Washington pundits saw in Obama's outreach to Cuba the domestic political focus that has been a hallmark of this administration -- it lumped together and riled up two Cuban-American senators, the moderate Marco Rubio of Florida and the more radical Ted Cruz of Texas, and made them appear to be the familiar, angry anti-communist stereotype of Republican foreign policy thinkers of the Cold War era, despite the fact that both men are more than a decade younger than Obama himself. Whether this was Obama's aim or not, this would have been an added benefit to a gloss of historic significance to an otherwise lacklustre foreign policy legacy.
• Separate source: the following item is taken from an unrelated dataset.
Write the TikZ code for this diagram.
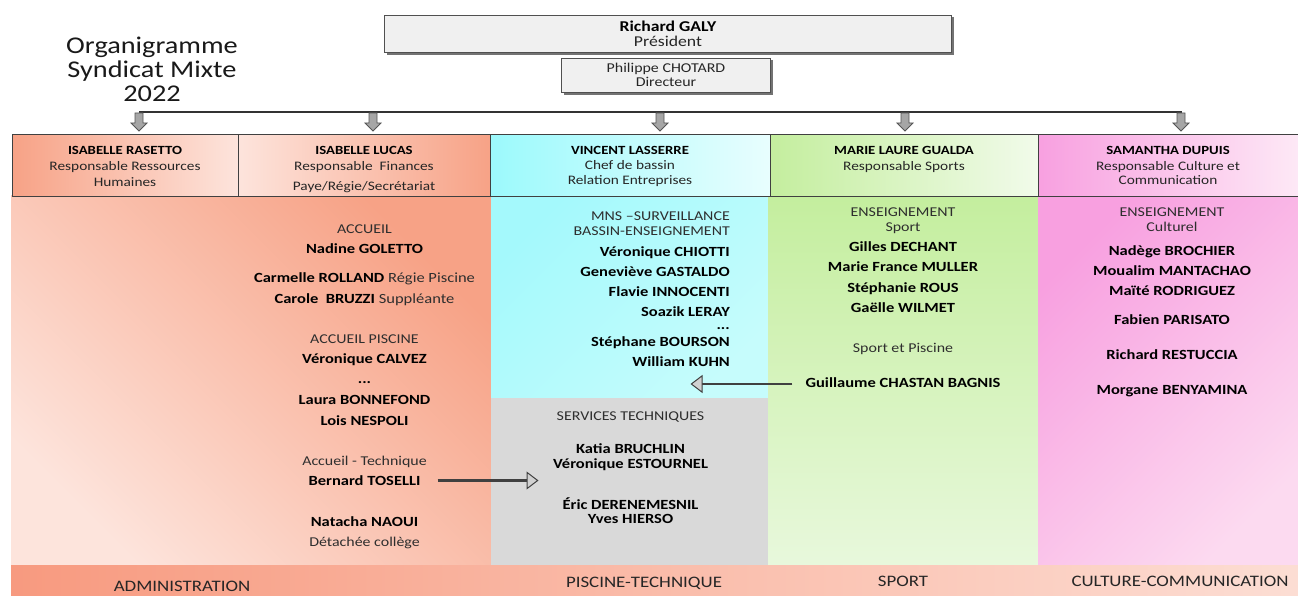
\documentclass[tikz,border=0pt]{standalone}
\usepackage{fontspec}
\setmainfont{Carlito}[FakeStretch=1.18]
\usetikzlibrary{arrows.meta,calc}
\definecolor{txt}{HTML}{262626}
\definecolor{lbl}{HTML}{2E2E2E}
\definecolor{boxgray}{HTML}{F0F0F0}
\definecolor{boxline}{HTML}{505050}
\definecolor{salS}{HTML}{F7A286}
\definecolor{salL}{HTML}{FDE4DC}
\definecolor{cyS}{HTML}{A4F9FC}
\definecolor{cyL}{HTML}{C6FCFC}
\definecolor{grS}{HTML}{C4EE9E}
\definecolor{grL}{HTML}{E8F8DC}
\definecolor{pkS}{HTML}{F8A0E0}
\definecolor{pkL}{HTML}{FCDAF0}
\definecolor{techgray}{HTML}{D9D9D9}
\definecolor{arrgray}{HTML}{A6A6A6}
\definecolor{arrdark}{HTML}{555555}
\definecolor{conndark}{HTML}{404040}
\begin{document}
\begin{tikzpicture}[x=1pt,y=-1pt,
  ttl/.style={font=\fontsize{24}{26}\selectfont, text=black!90, anchor=base, yshift=-8pt, inner sep=0pt},
  topbox/.style={draw=boxline, line width=0.9pt, fill=boxgray},
  shadowbox/.style={fill=black!55},
  presname/.style={font=\fontsize{15}{17}\selectfont\bfseries, anchor=base, yshift=-5pt, inner sep=0pt},
  presrole/.style={font=\fontsize{15}{17}\selectfont, text=txt, anchor=base, yshift=-5pt, inner sep=0pt},
  dirtext/.style={font=\fontsize{13.5}{15}\selectfont, text=txt, anchor=base, yshift=-4.5pt, inner sep=0pt},
  hbox/.style={draw=black!75, line width=0.9pt},
  hname/.style={font=\fontsize{12.5}{14}\selectfont\bfseries, anchor=base, yshift=-4pt, inner sep=0pt},
  hrole/.style={font=\fontsize{13}{15}\selectfont, text=txt, anchor=base, yshift=-4pt, inner sep=0pt},
  nm/.style={font=\fontsize{14}{16}\selectfont\bfseries, anchor=base, yshift=-4.5pt, inner sep=0pt},
  nmr/.style={nm, anchor=base east},
  lb/.style={font=\fontsize{13.5}{16}\selectfont, text=lbl, anchor=base, yshift=-4.5pt, inner sep=0pt},
  lbr/.style={lb, anchor=base east},
  bot/.style={font=\fontsize{16}{18}\selectfont, text=black!85, anchor=base, yshift=-5pt, inner sep=0pt},
  conn/.style={draw=conndark, line width=2.4pt, -{Triangle[length=12pt,width=18pt,fill=black!18,line width=1pt]}},
  downarrow/.pic={\draw[fill=arrgray, draw=arrdark, line width=0.8pt] (-4,0) -- (4,0) -- (4,10) -- (8,10) -- (0,18) -- (-8,10) -- (-4,10) -- cycle;}
]
\useasboundingbox (0,0) rectangle (1298,596);
\fill[white] (0,0) rectangle (1298,596);

% title
\node[ttl] (t1) at (152,46) {Organigramme};
\node[ttl] (t2) at (152,69.5) {Syndicat Mixte};
\node[ttl] (t3) at (152,94) {2022};

% president & director
\fill[shadowbox] (387,17) rectangle (954,55);
\draw[topbox] (384.5,15) rectangle (951.5,52.5);
\node[presname] (pres1) at (668,26.5) {Richard GALY};
\node[presrole] (pres2) at (668,41.5) {Président};
\fill[shadowbox] (563.5,60.5) rectangle (772.5,95);
\draw[topbox] (561.5,58.5) rectangle (770,92.5);
\node[dirtext] (dir1) at (666,68) {Philippe CHOTARD};
\node[dirtext] (dir2) at (666,82) {Directeur};

% distribution line and arrows
\coordinate (hl) at (139,112);
\coordinate (hr) at (1182,112);
\draw[black!80, line width=1.1pt] (hl) -- (hr);
\pic at (139,113) {downarrow};
\pic at (373,113) {downarrow};
\pic at (660,113) {downarrow};
\pic at (905,113) {downarrow};
\pic at (1181,113) {downarrow};

% body columns
\shade[top color=salS, bottom color=salL, shading angle=-45] (11,196) rectangle (491,565);
\shade[top color=cyS, bottom color=cyL, shading angle=45] (491,196) rectangle (768.5,397.5);
\fill[techgray] (491,397.5) rectangle (768.5,565);
\shade[top color=grS, bottom color=grL] (768.5,196) rectangle (1038,565);
\shade[top color=pkS, bottom color=pkL, shading angle=45] (1038,196) rectangle (1298,565);
\shade[left color=salS!95!red, right color=salL!90!salS] (11,565) rectangle (1298,596);

% header boxes
\shade[hbox, left color=salS, right color=salL] (12,134.5) rectangle (238,196);
\shade[hbox, left color=salL, right color=salS] (238,134.5) rectangle (490.5,196);
\shade[hbox, left color=cyS!95!cyan, right color=cyL!40!white] (490.5,134.5) rectangle (770,196);
\shade[hbox, left color=grS, right color=grL!60!white] (770,134.5) rectangle (1038,196);
\shade[hbox, left color=pkS, right color=pkL!60!white] (1038,134.5) rectangle (1300,196);

\node[hname] (h1a) at (125,151) {ISABELLE RASETTO};
\node[hrole] (h1b) at (125,167) {Responsable Ressources};
\node[hrole] (h1c) at (125,183) {Humaines};
\node[hname] (h2a) at (364,151) {ISABELLE LUCAS};
\node[hrole] (h2b) at (364,167) {Responsable\ \ Finances};
\node[hrole] (h2c) at (364,187) {Paye/Régie/Secrétariat};
\node[hname] (h3a) at (630,151) {VINCENT LASSERRE};
\node[hrole] (h3b) at (630,166) {Chef de bassin};
\node[hrole] (h3c) at (630,181) {Relation Entreprises};
\node[hname] (h4a) at (904,151) {MARIE LAURE GUALDA};
\node[hrole] (h4b) at (904,167) {Responsable Sports};
\node[hname] (h5a) at (1168,151) {SAMANTHA DUPUIS};
\node[hrole] (h5b) at (1168,167) {Responsable Culture et};
\node[hrole] (h5c) at (1168,181) {Communication};

% administration
\node[lb] (a1) at (364.5,229) {ACCUEIL};
\node[nm] (a2) at (364.5,249) {Nadine GOLETTO};
\node[nm] (a3) at (364.5,278.3) {Carmelle ROLLAND \mdseries\color{lbl}Régie Piscine};
\node[nm] (a4) at (364.5,298.7) {Carole\ \ BRUZZI \mdseries\color{lbl}Suppléante};
\node[lb] (a5) at (364.5,339) {ACCUEIL PISCINE};
\node[nm] (a6) at (364.5,359.3) {Véronique CALVEZ};
\node[nm] (a7) at (364.5,379) {...};
\node[nm] (a8) at (364.5,400) {Laura BONNEFOND};
\node[nm] (a9) at (364.5,420.5) {Lois NESPOLI};
\node[lb] (a10) at (364.5,460.7) {Accueil - Technique};
\node[nm] (toselli) at (364.5,480.7) {Bernard TOSELLI};
\node[nm] (a12) at (364.5,521.7) {Natacha NAOUI};
\node[lb] (a13) at (364.5,541.7) {Détachée collège};

% piscine
\node[lbr] (p1) at (730,216) {MNS –SURVEILLANCE};
\node[lbr] (p2) at (730,231) {BASSIN-ENSEIGNEMENT};
\node[nmr] (p3) at (730,251.7) {Véronique CHIOTTI};
\node[nmr] (p4) at (730,271.7) {Geneviève GASTALDO};
\node[nmr] (p5) at (730,291.7) {Flavie INNOCENTI};
\node[nmr] (p6) at (730,312.3) {Soazik LERAY};
\node[nmr] (p7) at (730,325) {...};
\node[nmr] (p8) at (730,341.7) {Stéphane BOURSON};
\node[nmr] (p9) at (730,361.7) {William KUHN};

% technique
\node[lb] (s1) at (630.5,415.7) {SERVICES TECHNIQUES};
\node[nm] (s2) at (630.5,449.3) {Katia BRUCHLIN};
\node[nm] (s3) at (630.5,464.3) {Véronique ESTOURNEL};
\node[nm] (s4) at (630.5,505) {Éric DERENEMESNIL};
\node[nm] (s5) at (630.5,519.3) {Yves HIERSO};

% sport
\node[lb] (g1) at (903,212.3) {ENSEIGNEMENT};
\node[lb] (g2) at (903,226.7) {Sport};
\node[nm] (g3) at (903,247.3) {Gilles DECHANT};
\node[nm] (g4) at (903,267.3) {Marie France MULLER};
\node[nm] (g5) at (903,287.7) {Stéphanie ROUS};
\node[nm] (g6) at (903,307.7) {Gaëlle WILMET};
\node[lb] (g7) at (903,348) {Sport et Piscine};
\node[nm] (guill) at (903,382.7) {Guillaume CHASTAN BAGNIS};

% culture
\node[lb] (c1) at (1172,212.3) {ENSEIGNEMENT};
\node[lb] (c2) at (1172,227.3) {Culturel};
\node[nm] (c3) at (1172,251) {Nadège BROCHIER};
\node[nm] (c4) at (1172,271) {Moualim MANTACHAO};
\node[nm] (c5) at (1172,291) {Maïté RODRIGUEZ};
\node[nm] (c6) at (1172,320) {Fabien PARISATO};
\node[nm] (c7) at (1172,355) {Richard RESTUCCIA};
\node[nm] (c8) at (1172,390) {Morgane BENYAMINA};

% connectors
\coordinate (ttip) at (538.5,480.5);
\draw[conn] ($(toselli.east |- ttip)+(17,0)$) -- (ttip);
\coordinate (gtip) at (690.5,384);
\draw[conn] ($(guill.west |- gtip)+(-13,0)$) -- (gtip);

% bottom labels
\node[bot] (b1) at (182,586.7) {ADMINISTRATION};
\node[bot] (b2) at (644,582.5) {PISCINE-TECHNIQUE};
\node[bot] (b3) at (903,581.7) {SPORT};
\node[bot] (b4) at (1180,581.7) {CULTURE-COMMUNICATION};
\end{tikzpicture}
\end{document}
Yet to the extent that Obama's Cuba gambit hurt congressional Republicans, it was of questionable benefit to Canada to become associated with it. Congressional Republicans, soon to gain control of both chambers, are the Harper government's best chance of winning approval for the Keystone XL pipeline before Obama leaves office. And some of the Congressional Republicans who are considered to be influential voices in U.S. foreign policy, including Rubio, Cruz, Kentucky Senator Rand Paul and Arizona's John McCain all condemned the opening to Cuba. Canada's Conservative government had won plaudits from all four for its leadership on Ukraine and Russia, Syria and ISIS.

This may have given Harper and Baird the confidence that they had enough credit with leading Republicans to spare some in an effort to win points among Democrats by offering Canadian good offices to bridge the decades-old U.S. divide with Cuba. Yet when Obama took churlish cheap shots at the Keystone XL pipeline in his final press conference of the year, Ottawa could have no illusions that its Cuban diplomacy had earned it even diplomatic niceties on Keystone.

This leads me to conclude that for the Harper government, brokering an opening -- however tentative -- between Washington and Havana was a risk worth taking on principle. For many Canadians, the injustice of the United States' isolation of Cuba outweighs the injustices the Castro government has imposed on Cuba's people in order to retain its hold on power. Indeed, as I have heard from many Canadians whose views I have come to respect, the ultimate injustice of the embargo has been its role in keeping the Castro brothers in power. Ending Cuba's isolation is a means to ending the Castro dictatorship in this view: as Cubans encounter alternatives to the tired propaganda of the Cuban revolution, and are inspired by the possibilities of freedom, they will change Cuba of their own accord.

It is not necessary for me to agree with this view -- it hasn't worked to promote political opening in China or Vietnam -- to acknowledge that this view is principled, and as such a noteworthy exception to the cynical view that foreign policy is driven by calculation and atavism alone.